MATERIAL PROVIDED →
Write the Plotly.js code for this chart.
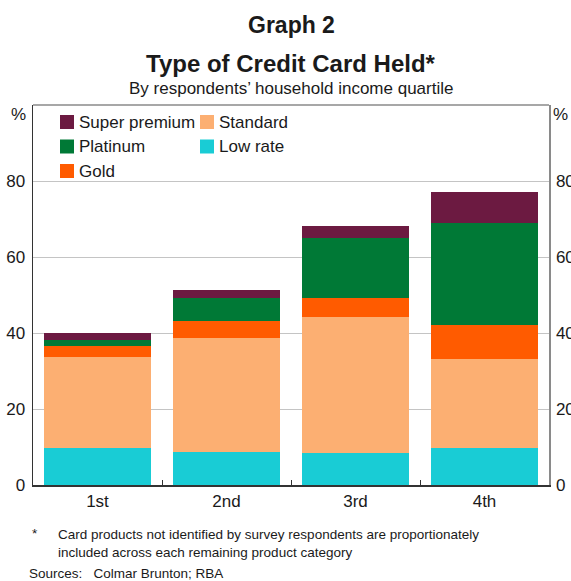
<!DOCTYPE html>
<html><head><meta charset="utf-8">
<script src="https://cdn.plot.ly/plotly-3.0.1.min.js"></script>
<style>body{margin:0;padding:0;background:#fff}#chart{width:571px;height:581px}</style>
</head><body><div id="chart"></div>
<script>
const quartiles = ['1st', '2nd', '3rd', '4th'];
const lowRate = [9.8, 8.7, 8.4, 9.7];
const standard = [24.0, 30.1, 35.8, 23.5];
const gold = [2.8, 4.4, 5.0, 8.8];
const platinum = [1.6, 6.1, 15.8, 26.9];
const superPremium = [1.8, 2.0, 3.2, 8.2];
const yTicks = [0, 20, 40, 60, 80];
const seriesNames = ['Low rate', 'Standard', 'Gold', 'Platinum', 'Super premium'];
const seriesColors = ['#19CCD5', '#FCAF72', '#FF5B00', '#007936', '#6C1A41'];
const seriesValues = [lowRate, standard, gold, platinum, superPremium];
// legend layout order (row-major, two columns)
const legendOrder = ['Super premium', 'Standard', 'Platinum', 'Low rate', 'Gold'];

const font = 'Arial, "Liberation Sans", sans-serif';
const W = 571, H = 581, M = {l: 33, r: 22, t: 105, b: 96};
const pw = W - M.l - M.r, ph = H - M.t - M.b;
const px2x = p => (p - M.l) / pw;
const px2y = p => (H - M.b - p) / ph;

const data = seriesNames.map((n, i) => ({
  type: 'bar', name: n, x: quartiles, y: seriesValues[i],
  marker: {color: seriesColors[i], line: {width: 0}}, showlegend: false, hoverinfo: 'skip'
}));
data.push({type: 'scatter', x: [quartiles[0]], y: [null], yaxis: 'y2', showlegend: false, hoverinfo: 'skip'});

const shapes = [
  {type: 'line', xref: 'paper', yref: 'paper', x0: 0, x1: 1, y0: 1, y1: 1, line: {color: '#8a8a8a', width: 1.5}}
];
const annotations = [
  {text: '<b>Graph 2</b>', y: 1, yshift: 80, font: {size: 23}},
  {text: '<b>Type of Credit Card Held*</b>', y: 1, yshift: 42, font: {size: 24}},
  {text: 'By respondents’ household income quartile', y: 1, yshift: 17, font: {size: 17}},
].map(a => Object.assign({xref: 'paper', yref: 'paper', x: 0.5, showarrow: false, yanchor: 'middle'}, a));

annotations.push(
  {text: '%', xref: 'paper', yref: 'paper', x: 0, xanchor: 'right', xshift: -5, y: 1, yanchor: 'middle', yshift: -9, showarrow: false, font: {size: 17}},
  {text: '%', xref: 'paper', yref: 'paper', x: 1, xanchor: 'left', xshift: 2, y: 1, yanchor: 'middle', yshift: -9, showarrow: false, font: {size: 17}},
  {text: '*', xref: 'paper', yref: 'paper', x: px2x(30), xanchor: 'left', y: px2y(533), yanchor: 'middle', showarrow: false, font: {size: 13.5}},
  {text: 'Card products not identified by survey respondents are proportionately<br>included across each remaining product category', align: 'left',
    xref: 'paper', yref: 'paper', x: px2x(56), xanchor: 'left', y: px2y(543), yanchor: 'middle', showarrow: false, font: {size: 13.5}},
  {text: 'Sources:   Colmar Brunton; RBA', xref: 'paper', yref: 'paper', x: px2x(27), xanchor: 'left', y: px2y(573), yanchor: 'middle', showarrow: false, font: {size: 13.5}}
);

// manual two-column legend
legendOrder.forEach((n, k) => {
  const col = k % 2, row = Math.floor(k / 2);
  const sx = 60 + col * 140, cy = 122 + row * 24.5;
  const c = seriesColors[seriesNames.indexOf(n)];
  shapes.push({type: 'rect', xref: 'paper', yref: 'paper', x0: px2x(sx), x1: px2x(sx + 14),
    y0: px2y(cy - 7), y1: px2y(cy + 7), fillcolor: c, line: {width: 0}});
  annotations.push({text: n, xref: 'paper', yref: 'paper', x: px2x(sx + 17), xanchor: 'left',
    y: px2y(cy), yanchor: 'middle', showarrow: false, font: {size: 17}});
});

const layout = {
  width: W, height: H, margin: M,
  barmode: 'stack', bargap: 0.163, showlegend: false,
  paper_bgcolor: '#fff', plot_bgcolor: '#fff',
  font: {family: font, size: 17, color: '#1a1a1a'},
  xaxis: {showline: true, linecolor: '#333', linewidth: 1.5, ticks: 'inside', tickson: 'boundaries',
    ticklen: 5, tickcolor: '#333', showgrid: false, tickfont: {size: 17}, fixedrange: true},
  yaxis: {range: [0, 100], tickvals: yTicks, showline: true, linecolor: '#333', linewidth: 1.5,
    showgrid: true, gridcolor: '#c4c4c4', gridwidth: 1, ticks: '', ticklabelstandoff: 3,
    zeroline: false, tickfont: {size: 17}, fixedrange: true},
  yaxis2: {range: [0, 100], tickvals: yTicks, overlaying: 'y', side: 'right', showline: true,
    linecolor: '#8a8a8a', linewidth: 1.5, showgrid: false, ticks: '', ticklabelstandoff: 2,
    zeroline: false, tickfont: {size: 17}, fixedrange: true},
  shapes: shapes,
  annotations: annotations
};
Plotly.newPlot('chart', data, layout, {staticPlot: true, displayModeBar: false});
</script></body></html>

SHORT EXERCISE → Quote in full the listing given above; the images are to be left out.

FINAL ANSWER →
Write the Plotly.js code for this chart.
<!DOCTYPE html>
<html><head><meta charset="utf-8">
<script src="https://cdn.plot.ly/plotly-3.0.1.min.js"></script>
<style>body{margin:0;padding:0;background:#fff}#chart{width:571px;height:581px}</style>
</head><body><div id="chart"></div>
<script>
const quartiles = ['1st', '2nd', '3rd', '4th'];
const lowRate = [9.8, 8.7, 8.4, 9.7];
const standard = [24.0, 30.1, 35.8, 23.5];
const gold = [2.8, 4.4, 5.0, 8.8];
const platinum = [1.6, 6.1, 15.8, 26.9];
const superPremium = [1.8, 2.0, 3.2, 8.2];
const yTicks = [0, 20, 40, 60, 80];
const seriesNames = ['Low rate', 'Standard', 'Gold', 'Platinum', 'Super premium'];
const seriesColors = ['#19CCD5', '#FCAF72', '#FF5B00', '#007936', '#6C1A41'];
const seriesValues = [lowRate, standard, gold, platinum, superPremium];
// legend layout order (row-major, two columns)
const legendOrder = ['Super premium', 'Standard', 'Platinum', 'Low rate', 'Gold'];

const font = 'Arial, "Liberation Sans", sans-serif';
const W = 571, H = 581, M = {l: 33, r: 22, t: 105, b: 96};
const pw = W - M.l - M.r, ph = H - M.t - M.b;
const px2x = p => (p - M.l) / pw;
const px2y = p => (H - M.b - p) / ph;

const data = seriesNames.map((n, i) => ({
  type: 'bar', name: n, x: quartiles, y: seriesValues[i],
  marker: {color: seriesColors[i], line: {width: 0}}, showlegend: false, hoverinfo: 'skip'
}));
data.push({type: 'scatter', x: [quartiles[0]], y: [null], yaxis: 'y2', showlegend: false, hoverinfo: 'skip'});

const shapes = [
  {type: 'line', xref: 'paper', yref: 'paper', x0: 0, x1: 1, y0: 1, y1: 1, line: {color: '#8a8a8a', width: 1.5}}
];
const annotations = [
  {text: '<b>Graph 2</b>', y: 1, yshift: 80, font: {size: 23}},
  {text: '<b>Type of Credit Card Held*</b>', y: 1, yshift: 42, font: {size: 24}},
  {text: 'By respondents’ household income quartile', y: 1, yshift: 17, font: {size: 17}},
].map(a => Object.assign({xref: 'paper', yref: 'paper', x: 0.5, showarrow: false, yanchor: 'middle'}, a));

annotations.push(
  {text: '%', xref: 'paper', yref: 'paper', x: 0, xanchor: 'right', xshift: -5, y: 1, yanchor: 'middle', yshift: -9, showarrow: false, font: {size: 17}},
  {text: '%', xref: 'paper', yref: 'paper', x: 1, xanchor: 'left', xshift: 2, y: 1, yanchor: 'middle', yshift: -9, showarrow: false, font: {size: 17}},
  {text: '*', xref: 'paper', yref: 'paper', x: px2x(30), xanchor: 'left', y: px2y(533), yanchor: 'middle', showarrow: false, font: {size: 13.5}},
  {text: 'Card products not identified by survey respondents are proportionately<br>included across each remaining product category', align: 'left',
    xref: 'paper', yref: 'paper', x: px2x(56), xanchor: 'left', y: px2y(543), yanchor: 'middle', showarrow: false, font: {size: 13.5}},
  {text: 'Sources:   Colmar Brunton; RBA', xref: 'paper', yref: 'paper', x: px2x(27), xanchor: 'left', y: px2y(573), yanchor: 'middle', showarrow: false, font: {size: 13.5}}
);

// manual two-column legend
legendOrder.forEach((n, k) => {
  const col = k % 2, row = Math.floor(k / 2);
  const sx = 60 + col * 140, cy = 122 + row * 24.5;
  const c = seriesColors[seriesNames.indexOf(n)];
  shapes.push({type: 'rect', xref: 'paper', yref: 'paper', x0: px2x(sx), x1: px2x(sx + 14),
    y0: px2y(cy - 7), y1: px2y(cy + 7), fillcolor: c, line: {width: 0}});
  annotations.push({text: n, xref: 'paper', yref: 'paper', x: px2x(sx + 17), xanchor: 'left',
    y: px2y(cy), yanchor: 'middle', showarrow: false, font: {size: 17}});
});

const layout = {
  width: W, height: H, margin: M,
  barmode: 'stack', bargap: 0.163, showlegend: false,
  paper_bgcolor: '#fff', plot_bgcolor: '#fff',
  font: {family: font, size: 17, color: '#1a1a1a'},
  xaxis: {showline: true, linecolor: '#333', linewidth: 1.5, ticks: 'inside', tickson: 'boundaries',
    ticklen: 5, tickcolor: '#333', showgrid: false, tickfont: {size: 17}, fixedrange: true},
  yaxis: {range: [0, 100], tickvals: yTicks, showline: true, linecolor: '#333', linewidth: 1.5,
    showgrid: true, gridcolor: '#c4c4c4', gridwidth: 1, ticks: '', ticklabelstandoff: 3,
    zeroline: false, tickfont: {size: 17}, fixedrange: true},
  yaxis2: {range: [0, 100], tickvals: yTicks, overlaying: 'y', side: 'right', showline: true,
    linecolor: '#8a8a8a', linewidth: 1.5, showgrid: false, ticks: '', ticklabelstandoff: 2,
    zeroline: false, tickfont: {size: 17}, fixedrange: true},
  shapes: shapes,
  annotations: annotations
};
Plotly.newPlot('chart', data, layout, {staticPlot: true, displayModeBar: false});
</script></body></html>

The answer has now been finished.